[start EXCERPTED RECORDS]

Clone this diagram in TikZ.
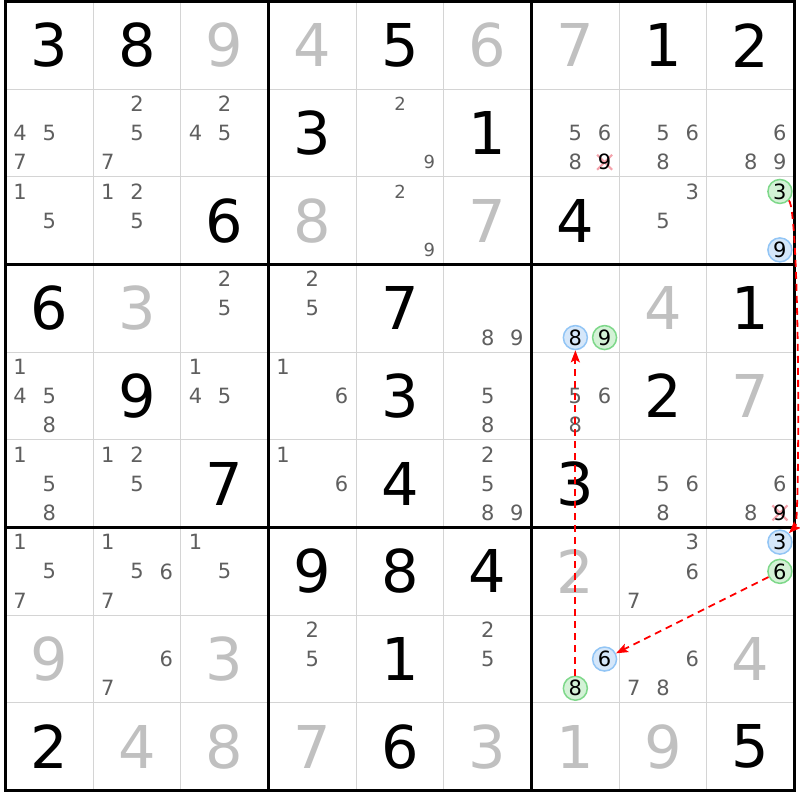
\documentclass[tikz,border=0pt]{standalone}
\usepackage{fontspec}
\setmainfont{DejaVu Sans}
\usetikzlibrary{arrows.meta}

\definecolor{solvedgray}{HTML}{C0C0C0}
\definecolor{candgray}{HTML}{5F5F5F}
\definecolor{linegray}{HTML}{D4D4D4}
\definecolor{bluefill}{HTML}{D5E7FA}
\definecolor{blueline}{HTML}{92C5F5}
\definecolor{greenfill}{HTML}{D3F2D6}
\definecolor{greenline}{HTML}{7ED88A}
\definecolor{crossred}{HTML}{F4A3AC}

\begin{document}
\begin{tikzpicture}[x=87.67pt, y=-87.67pt,
	given/.style={font=\fontsize{59}{59}\selectfont, text=black, inner sep=0pt},
	solved/.style={given, text=solvedgray},
	cand/.style={font=\fontsize{21}{21}\selectfont, text=candgray, inner sep=0pt},
	smallcand/.style={cand, font=\fontsize{18}{18}\selectfont},
	killed/.style={cand, text=black},
	bluemark/.style={circle, draw=blueline, fill=bluefill, line width=1.5pt,
		minimum size=24pt, inner sep=0pt, font=\fontsize{21}{21}\selectfont},
	greenmark/.style={bluemark, draw=greenline, fill=greenfill},
	link/.style={red, line width=1.8pt, dash pattern=on 7pt off 5pt,
		-{Stealth[length=12pt, width=9pt, inset=2.5pt]}}
]
	% Parameters
	\def\cross{7.5pt}

	% Page size (grid starts at top left)
	\useasboundingbox (-5.5pt,1.5pt) rectangle (794.5pt,-798.5pt);

	% Candidate slots: K<row><col><digit>
	\foreach \r in {0,...,8} {
		\foreach \c in {0,...,8} {
			\foreach \d in {1,...,9} {
				\pgfmathsetmacro\px{\c+(mod(\d-1,3)+0.5)/3}
				\pgfmathsetmacro\py{\r+(floor((\d-1)/3)+0.5)/3}
				\coordinate (K\r\c\d) at (\px,\py);
			}
		}
	}

	% Thin cell lines
	\foreach \i in {1,...,8} {
		\draw[linegray, line width=1.2pt] (\i,0) -- (\i,9);
		\draw[linegray, line width=1.2pt] (0,\i) -- (9,\i);
	}

	% Box lines
	\foreach \i in {3,6} {
		\draw[line width=3pt] (\i,0) -- (\i,9);
		\draw[line width=3pt] (0,\i) -- (9,\i);
	}
	\draw[line width=3pt] (0,0) rectangle (9,9);

	% Given digits
	\foreach \r/\c/\v in {0/0/3, 0/1/8, 0/4/5, 0/7/1, 0/8/2, 1/3/3, 1/5/1, 2/2/6,
		2/6/4, 3/0/6, 3/4/7, 3/8/1, 4/1/9, 4/4/3, 4/7/2, 5/2/7, 5/4/4, 5/6/3,
		6/3/9, 6/4/8, 6/5/4, 7/4/1, 8/0/2, 8/4/6, 8/8/5}
	\node[given] (V\r\c) at (\c+0.5,\r+0.5) {\v};

	% Solved digits
	\foreach \r/\c/\v in {0/2/9, 0/3/4, 0/5/6, 0/6/7, 2/3/8, 2/5/7, 3/1/3, 3/7/4,
		4/8/7, 6/6/2, 7/0/9, 7/2/3, 7/8/4, 8/1/4, 8/2/8, 8/3/7, 8/5/3, 8/6/1, 8/7/9}
	\node[solved] (V\r\c) at (\c+0.5,\r+0.5) {\v};

	% Pencil marks
	\foreach \r/\c/\ds in {1/0/{4,5,7}, 1/1/{2,5,7}, 1/2/{2,4,5}, 1/6/{5,6,8},
		1/7/{5,6,8}, 1/8/{6,8,9}, 2/0/{1,5}, 2/1/{1,2,5}, 2/7/{3,5},
		3/2/{2,5}, 3/3/{2,5}, 3/5/{8,9}, 4/0/{1,4,5,8}, 4/2/{1,4,5},
		4/3/{1,6}, 4/5/{5,8}, 4/6/{5,6,8}, 5/0/{1,5,8}, 5/1/{1,2,5},
		5/3/{1,6}, 5/5/{2,5,8,9}, 5/7/{5,6,8}, 5/8/{6,8}, 6/0/{1,5,7},
		6/1/{1,5,6,7}, 6/2/{1,5}, 6/7/{3,6,7}, 7/1/{6,7}, 7/3/{2,5},
		7/5/{2,5}, 7/7/{6,7,8}} {
		\foreach \d in \ds
		\node[cand] at (K\r\c\d) {\d};
	}
	\foreach \r/\c/\ds in {1/4/{2,9}, 2/4/{2,9}} {
		\foreach \d in \ds
		\node[smallcand] at (K\r\c\d) {\d};
	}

	% Eliminated candidates
	\foreach \k in {K169, K589} {
		\draw[crossred, line width=2.2pt] (\k) +(-\cross,-\cross) -- +(\cross,\cross)
			(\k) +(-\cross,\cross) -- +(\cross,-\cross);
		\node[killed] at (\k) {9};
	}

	% Chain marks
	\node[greenmark] (g3) at (K283) {3};
	\node[bluemark] (b9) at (K289) {9};
	\node[bluemark] (b8) at (K368) {8};
	\node[greenmark] (g9) at (K369) {9};
	\node[bluemark] (b3) at (K683) {3};
	\node[greenmark] (g6) at (K686) {6};
	\node[bluemark] (b6) at (K766) {6};
	\node[greenmark] (g8) at (K768) {8};

	% Links
	\draw[link] (g3) to[out=-45, in=45, looseness=0.12] (b3);
	\draw[link] (g6) -- (b6);
	\draw[link] (g8) -- (b8);

\end{tikzpicture}
\end{document}
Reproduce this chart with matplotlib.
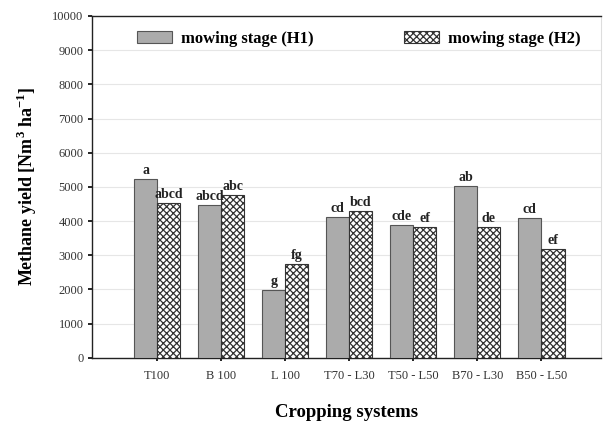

[end EXCERPTED RECORDS]

:: DO THIS ::
Print the complete listing exactly as it stands, without its pictures.

:: OUTPUT OF THE TASK ::
Clone this diagram in TikZ.
\documentclass[tikz,border=0pt]{standalone}
\usepackage{fontspec}
\setmainfont{DejaVu Sans}
\usetikzlibrary{arrows.meta}

\definecolor{solvedgray}{HTML}{C0C0C0}
\definecolor{candgray}{HTML}{5F5F5F}
\definecolor{linegray}{HTML}{D4D4D4}
\definecolor{bluefill}{HTML}{D5E7FA}
\definecolor{blueline}{HTML}{92C5F5}
\definecolor{greenfill}{HTML}{D3F2D6}
\definecolor{greenline}{HTML}{7ED88A}
\definecolor{crossred}{HTML}{F4A3AC}

\begin{document}
\begin{tikzpicture}[x=87.67pt, y=-87.67pt,
	given/.style={font=\fontsize{59}{59}\selectfont, text=black, inner sep=0pt},
	solved/.style={given, text=solvedgray},
	cand/.style={font=\fontsize{21}{21}\selectfont, text=candgray, inner sep=0pt},
	smallcand/.style={cand, font=\fontsize{18}{18}\selectfont},
	killed/.style={cand, text=black},
	bluemark/.style={circle, draw=blueline, fill=bluefill, line width=1.5pt,
		minimum size=24pt, inner sep=0pt, font=\fontsize{21}{21}\selectfont},
	greenmark/.style={bluemark, draw=greenline, fill=greenfill},
	link/.style={red, line width=1.8pt, dash pattern=on 7pt off 5pt,
		-{Stealth[length=12pt, width=9pt, inset=2.5pt]}}
]
	% Parameters
	\def\cross{7.5pt}

	% Page size (grid starts at top left)
	\useasboundingbox (-5.5pt,1.5pt) rectangle (794.5pt,-798.5pt);

	% Candidate slots: K<row><col><digit>
	\foreach \r in {0,...,8} {
		\foreach \c in {0,...,8} {
			\foreach \d in {1,...,9} {
				\pgfmathsetmacro\px{\c+(mod(\d-1,3)+0.5)/3}
				\pgfmathsetmacro\py{\r+(floor((\d-1)/3)+0.5)/3}
				\coordinate (K\r\c\d) at (\px,\py);
			}
		}
	}

	% Thin cell lines
	\foreach \i in {1,...,8} {
		\draw[linegray, line width=1.2pt] (\i,0) -- (\i,9);
		\draw[linegray, line width=1.2pt] (0,\i) -- (9,\i);
	}

	% Box lines
	\foreach \i in {3,6} {
		\draw[line width=3pt] (\i,0) -- (\i,9);
		\draw[line width=3pt] (0,\i) -- (9,\i);
	}
	\draw[line width=3pt] (0,0) rectangle (9,9);

	% Given digits
	\foreach \r/\c/\v in {0/0/3, 0/1/8, 0/4/5, 0/7/1, 0/8/2, 1/3/3, 1/5/1, 2/2/6,
		2/6/4, 3/0/6, 3/4/7, 3/8/1, 4/1/9, 4/4/3, 4/7/2, 5/2/7, 5/4/4, 5/6/3,
		6/3/9, 6/4/8, 6/5/4, 7/4/1, 8/0/2, 8/4/6, 8/8/5}
	\node[given] (V\r\c) at (\c+0.5,\r+0.5) {\v};

	% Solved digits
	\foreach \r/\c/\v in {0/2/9, 0/3/4, 0/5/6, 0/6/7, 2/3/8, 2/5/7, 3/1/3, 3/7/4,
		4/8/7, 6/6/2, 7/0/9, 7/2/3, 7/8/4, 8/1/4, 8/2/8, 8/3/7, 8/5/3, 8/6/1, 8/7/9}
	\node[solved] (V\r\c) at (\c+0.5,\r+0.5) {\v};

	% Pencil marks
	\foreach \r/\c/\ds in {1/0/{4,5,7}, 1/1/{2,5,7}, 1/2/{2,4,5}, 1/6/{5,6,8},
		1/7/{5,6,8}, 1/8/{6,8,9}, 2/0/{1,5}, 2/1/{1,2,5}, 2/7/{3,5},
		3/2/{2,5}, 3/3/{2,5}, 3/5/{8,9}, 4/0/{1,4,5,8}, 4/2/{1,4,5},
		4/3/{1,6}, 4/5/{5,8}, 4/6/{5,6,8}, 5/0/{1,5,8}, 5/1/{1,2,5},
		5/3/{1,6}, 5/5/{2,5,8,9}, 5/7/{5,6,8}, 5/8/{6,8}, 6/0/{1,5,7},
		6/1/{1,5,6,7}, 6/2/{1,5}, 6/7/{3,6,7}, 7/1/{6,7}, 7/3/{2,5},
		7/5/{2,5}, 7/7/{6,7,8}} {
		\foreach \d in \ds
		\node[cand] at (K\r\c\d) {\d};
	}
	\foreach \r/\c/\ds in {1/4/{2,9}, 2/4/{2,9}} {
		\foreach \d in \ds
		\node[smallcand] at (K\r\c\d) {\d};
	}

	% Eliminated candidates
	\foreach \k in {K169, K589} {
		\draw[crossred, line width=2.2pt] (\k) +(-\cross,-\cross) -- +(\cross,\cross)
			(\k) +(-\cross,\cross) -- +(\cross,-\cross);
		\node[killed] at (\k) {9};
	}

	% Chain marks
	\node[greenmark] (g3) at (K283) {3};
	\node[bluemark] (b9) at (K289) {9};
	\node[bluemark] (b8) at (K368) {8};
	\node[greenmark] (g9) at (K369) {9};
	\node[bluemark] (b3) at (K683) {3};
	\node[greenmark] (g6) at (K686) {6};
	\node[bluemark] (b6) at (K766) {6};
	\node[greenmark] (g8) at (K768) {8};

	% Links
	\draw[link] (g3) to[out=-45, in=45, looseness=0.12] (b3);
	\draw[link] (g6) -- (b6);
	\draw[link] (g8) -- (b8);

\end{tikzpicture}
\end{document}
Reproduce this chart with matplotlib.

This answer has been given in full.